3. In preventing the people we love from experiencing difficult feelings, we actually deprive them of chances to build emotional confidence.
Do you want to be the person keeping someone else from experiencing what they need to experience?
4. When you allow yourself and others to feel difficult feelings, you empower yourself and others.
You’re basically telling the people you love, “There is no feeling that you cannot process and survive.” What an incredible vote of confidence.
5. Your work is to get more comfortable with discomfort—both your own AND others’.
If you can hold space for discomfort, you no longer have to bend until you break.
6. Recognizing and continually reminding yourself of the COST of fixing will help you let go.
It’s so tiring to carry the responsibility for everyone around you. Let. it. gooooo.
7. You will never be your most authentic self if you continue shape-shifting for others.
All of the fixing, smoothing, pleasing, and appeasing not only wears you down; it also keeps you from becoming your truest self.
You Will Be Okay
Being a fixer stems from a deeply rooted place of fear—the fear that you won’t be able to handle it if things in your life go wrong. It’s the fear you won’t be okay.
I believe that building a deep, endlessly refilling reservoir of self-love is the key to being okay.
Sure, you can continue bending over backwards to figure things out and make them work.
OR…
You can love yourself so freaking much that no matter how things work out, you know without a doubt that you will be okay.
So here’s my nudge:
Trade all of that trying—your mountains of effort—for more investment in yourself. It isn’t selfish; it will spill over in all the best ways.
And then no matter what, you will be OKAY.
More from Episode 37 of “Life On Purpose with Erica Layne”
Here’s what else you can hear in the latest episode of the podcast!
- Self-Care Spotlight: A segment where I remind you not to neglect the person you spend all of your time with—you! Are you that person who KNOWS she needs to take better care of herself but just never manages to? Today’s super simple, yet incredibly impactful tip is for you!

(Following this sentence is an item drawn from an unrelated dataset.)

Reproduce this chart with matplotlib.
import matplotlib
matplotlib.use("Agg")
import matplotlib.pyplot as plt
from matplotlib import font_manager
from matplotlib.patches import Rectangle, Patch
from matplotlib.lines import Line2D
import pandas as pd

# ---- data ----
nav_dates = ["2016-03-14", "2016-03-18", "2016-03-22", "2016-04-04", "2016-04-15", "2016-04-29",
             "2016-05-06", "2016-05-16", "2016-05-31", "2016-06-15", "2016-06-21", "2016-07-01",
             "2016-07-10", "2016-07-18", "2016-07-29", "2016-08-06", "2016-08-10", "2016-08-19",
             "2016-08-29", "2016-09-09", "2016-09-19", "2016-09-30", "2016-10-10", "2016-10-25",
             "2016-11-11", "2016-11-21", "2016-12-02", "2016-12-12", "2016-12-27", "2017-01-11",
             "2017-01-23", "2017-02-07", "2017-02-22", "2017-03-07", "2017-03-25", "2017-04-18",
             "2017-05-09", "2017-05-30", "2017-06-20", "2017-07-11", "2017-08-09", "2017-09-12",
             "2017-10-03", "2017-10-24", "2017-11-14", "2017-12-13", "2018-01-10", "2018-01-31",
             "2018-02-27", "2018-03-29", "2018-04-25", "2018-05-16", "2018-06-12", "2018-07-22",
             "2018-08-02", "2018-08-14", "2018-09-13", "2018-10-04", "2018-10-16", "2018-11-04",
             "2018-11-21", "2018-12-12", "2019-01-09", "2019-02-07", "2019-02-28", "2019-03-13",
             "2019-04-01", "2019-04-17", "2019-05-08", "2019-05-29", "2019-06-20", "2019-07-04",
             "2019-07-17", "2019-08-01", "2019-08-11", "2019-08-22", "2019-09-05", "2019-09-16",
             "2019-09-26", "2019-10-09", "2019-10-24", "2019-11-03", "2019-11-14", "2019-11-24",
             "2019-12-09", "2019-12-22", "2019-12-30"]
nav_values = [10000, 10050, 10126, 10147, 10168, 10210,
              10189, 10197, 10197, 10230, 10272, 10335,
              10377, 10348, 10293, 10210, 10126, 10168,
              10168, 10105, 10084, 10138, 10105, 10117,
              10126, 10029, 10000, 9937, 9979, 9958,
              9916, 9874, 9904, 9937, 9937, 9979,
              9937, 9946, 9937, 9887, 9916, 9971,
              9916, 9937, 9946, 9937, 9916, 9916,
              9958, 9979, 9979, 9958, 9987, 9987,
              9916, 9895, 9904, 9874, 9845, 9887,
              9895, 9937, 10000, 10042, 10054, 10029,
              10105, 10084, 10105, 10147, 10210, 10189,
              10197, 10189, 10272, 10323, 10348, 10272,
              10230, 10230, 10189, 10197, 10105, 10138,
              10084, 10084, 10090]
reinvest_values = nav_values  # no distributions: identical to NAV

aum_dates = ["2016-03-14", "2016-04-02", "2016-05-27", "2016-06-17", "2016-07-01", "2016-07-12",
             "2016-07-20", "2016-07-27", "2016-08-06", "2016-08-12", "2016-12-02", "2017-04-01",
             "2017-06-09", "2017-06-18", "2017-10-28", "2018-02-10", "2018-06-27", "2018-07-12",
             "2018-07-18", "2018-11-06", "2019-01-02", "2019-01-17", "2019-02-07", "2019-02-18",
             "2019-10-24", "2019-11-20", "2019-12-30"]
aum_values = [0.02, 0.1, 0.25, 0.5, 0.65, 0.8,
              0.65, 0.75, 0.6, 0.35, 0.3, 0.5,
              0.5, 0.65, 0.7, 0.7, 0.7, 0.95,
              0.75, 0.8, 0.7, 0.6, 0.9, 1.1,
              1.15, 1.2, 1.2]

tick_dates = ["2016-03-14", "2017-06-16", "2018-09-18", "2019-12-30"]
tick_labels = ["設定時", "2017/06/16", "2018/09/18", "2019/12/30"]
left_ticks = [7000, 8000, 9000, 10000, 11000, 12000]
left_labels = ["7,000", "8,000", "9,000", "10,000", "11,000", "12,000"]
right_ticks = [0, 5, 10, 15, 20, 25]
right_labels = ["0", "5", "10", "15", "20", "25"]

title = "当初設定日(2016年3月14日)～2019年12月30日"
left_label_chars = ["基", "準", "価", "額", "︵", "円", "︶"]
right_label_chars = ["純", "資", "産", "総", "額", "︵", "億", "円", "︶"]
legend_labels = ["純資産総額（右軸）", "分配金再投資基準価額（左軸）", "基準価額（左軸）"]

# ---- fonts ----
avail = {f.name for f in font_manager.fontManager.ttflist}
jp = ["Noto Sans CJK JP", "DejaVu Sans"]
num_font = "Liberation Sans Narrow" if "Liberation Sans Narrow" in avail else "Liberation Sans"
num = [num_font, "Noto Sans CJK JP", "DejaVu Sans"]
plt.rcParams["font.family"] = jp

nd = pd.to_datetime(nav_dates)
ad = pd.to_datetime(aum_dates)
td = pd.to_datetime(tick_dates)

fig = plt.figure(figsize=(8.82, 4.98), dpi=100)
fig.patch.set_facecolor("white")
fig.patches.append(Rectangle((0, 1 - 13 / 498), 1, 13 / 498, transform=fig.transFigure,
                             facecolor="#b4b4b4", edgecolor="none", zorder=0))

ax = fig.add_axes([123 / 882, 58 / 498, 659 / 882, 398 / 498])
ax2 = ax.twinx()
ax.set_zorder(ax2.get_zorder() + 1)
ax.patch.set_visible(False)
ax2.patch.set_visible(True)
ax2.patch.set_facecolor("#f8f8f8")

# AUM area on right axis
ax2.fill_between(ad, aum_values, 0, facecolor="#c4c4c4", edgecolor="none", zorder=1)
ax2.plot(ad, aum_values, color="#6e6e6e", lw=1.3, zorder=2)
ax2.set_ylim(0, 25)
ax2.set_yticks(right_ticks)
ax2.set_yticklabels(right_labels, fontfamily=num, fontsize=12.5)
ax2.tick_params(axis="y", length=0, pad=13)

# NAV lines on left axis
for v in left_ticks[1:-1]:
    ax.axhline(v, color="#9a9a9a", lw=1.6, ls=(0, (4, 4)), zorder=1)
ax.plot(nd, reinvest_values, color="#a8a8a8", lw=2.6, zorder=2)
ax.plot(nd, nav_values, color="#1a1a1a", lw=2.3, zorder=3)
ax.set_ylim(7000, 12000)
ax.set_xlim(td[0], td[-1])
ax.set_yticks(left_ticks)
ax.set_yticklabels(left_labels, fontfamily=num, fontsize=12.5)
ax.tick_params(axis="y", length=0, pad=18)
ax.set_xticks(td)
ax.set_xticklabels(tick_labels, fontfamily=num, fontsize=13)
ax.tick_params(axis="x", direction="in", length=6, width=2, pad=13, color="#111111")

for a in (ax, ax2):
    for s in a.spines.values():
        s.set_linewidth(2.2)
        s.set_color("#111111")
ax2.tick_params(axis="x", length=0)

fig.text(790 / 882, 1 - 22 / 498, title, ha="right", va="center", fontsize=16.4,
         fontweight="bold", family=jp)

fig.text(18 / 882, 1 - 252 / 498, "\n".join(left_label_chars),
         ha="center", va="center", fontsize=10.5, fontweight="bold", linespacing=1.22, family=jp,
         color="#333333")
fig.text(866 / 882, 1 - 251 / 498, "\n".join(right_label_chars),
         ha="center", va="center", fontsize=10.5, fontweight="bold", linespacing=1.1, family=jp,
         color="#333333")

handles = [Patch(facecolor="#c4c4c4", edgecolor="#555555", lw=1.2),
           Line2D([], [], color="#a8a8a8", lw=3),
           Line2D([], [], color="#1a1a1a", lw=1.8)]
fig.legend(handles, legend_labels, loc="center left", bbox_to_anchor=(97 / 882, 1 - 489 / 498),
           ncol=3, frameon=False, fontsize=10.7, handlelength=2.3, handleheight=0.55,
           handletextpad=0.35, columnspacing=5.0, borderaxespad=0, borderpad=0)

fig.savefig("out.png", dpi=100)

- What Matters Most: A segment to help us take our eyes off the nonessentials and refocus on the essentials! In this episode I offer 3 things to remember today—especially if you are a giver. ❤️
Listen to the full episode in your favorite podcast app, or in the audio player below! And be sure to hit follow!

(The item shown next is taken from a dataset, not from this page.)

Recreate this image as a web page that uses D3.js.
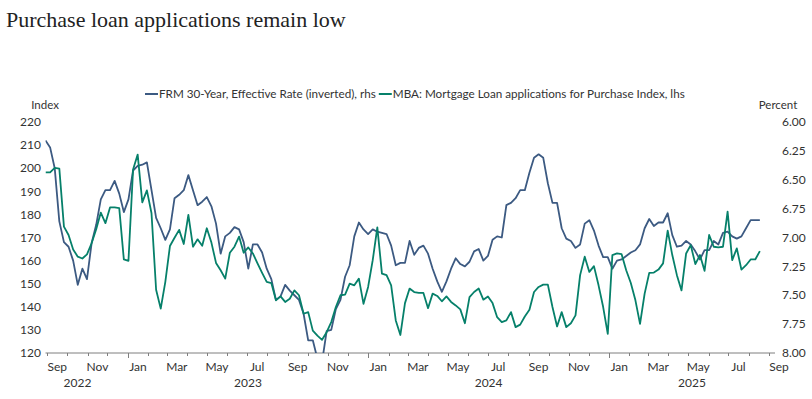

Apple Podcasts | Google Podcasts | Spotify | Overcast | Stitcher
Show produced by Astronomic Audio
xo!
MaryAnn Smith
Boy, did this really strike a chord with me. Although I’m not sure if I’m 100% in this category. My problem is that my husband and I entertain his family for Thanksgiving, Christmas, and Easter, and occasional family parties in the summer. We’ve been doing this for more than 20 years. And I’m beyond exhausted. I am all the things you said — resentful, angry, tired — and I feel used. It is to the point where I no longer look forward to these holidays and get very depressed because of what is “expected” of me to “perform” for them. I will be completely transparent here: we have done this our way primarily because his family members aren’t capable for a variety of reasons, but mostly laziness. I expressed my honest feelings to him this summer and tried to compromise, but he would have none of it. He said if we don’t “do it all,” then we’re not doing any of it. Doing it all is as follows: he prepares the meat for dinner, I do the rest. Shopping, cleaning the house, prepping for overnighters to boot, decorating, place setting nametags, invitations and coordinating who is bringing what for the “after party,” in addition to cooking all the side dishes for dinner. (The after party is a few hours after dinner is over and we pull out desserts and simple noshing items like chips/dip, charcuterie, etc. These people are at our house from 1 to around 9-10 p.m.) My compromise offer was that we have everyone come for dinner at 4 p.m., clean up, have dessert, and they go home by 8, but they also have to bring a side dish for dinner. We will provide the turkey, gravy, and stuffing, they do the rest. We had a huge fight and he will not “make” his family do this, so we are not doing anything. At all. And, it’s only his family. Mine are nearby, but we never have room for them because his family is pretty big. The holidays are the prime problem, but there are other things that crop up, like his family wants us to plan, cook, and host at our house a birthday party when their mother turns 90 in a few years. “Because you guys are so good at it,” they say. I’ve reached the end of my rope and at this point I don’t really care what they say or the opinion they have of me for not wanting to do this anymore. I end up spending way too much time making sure they’re having a good time, and I feel like I’m just the hired caterer.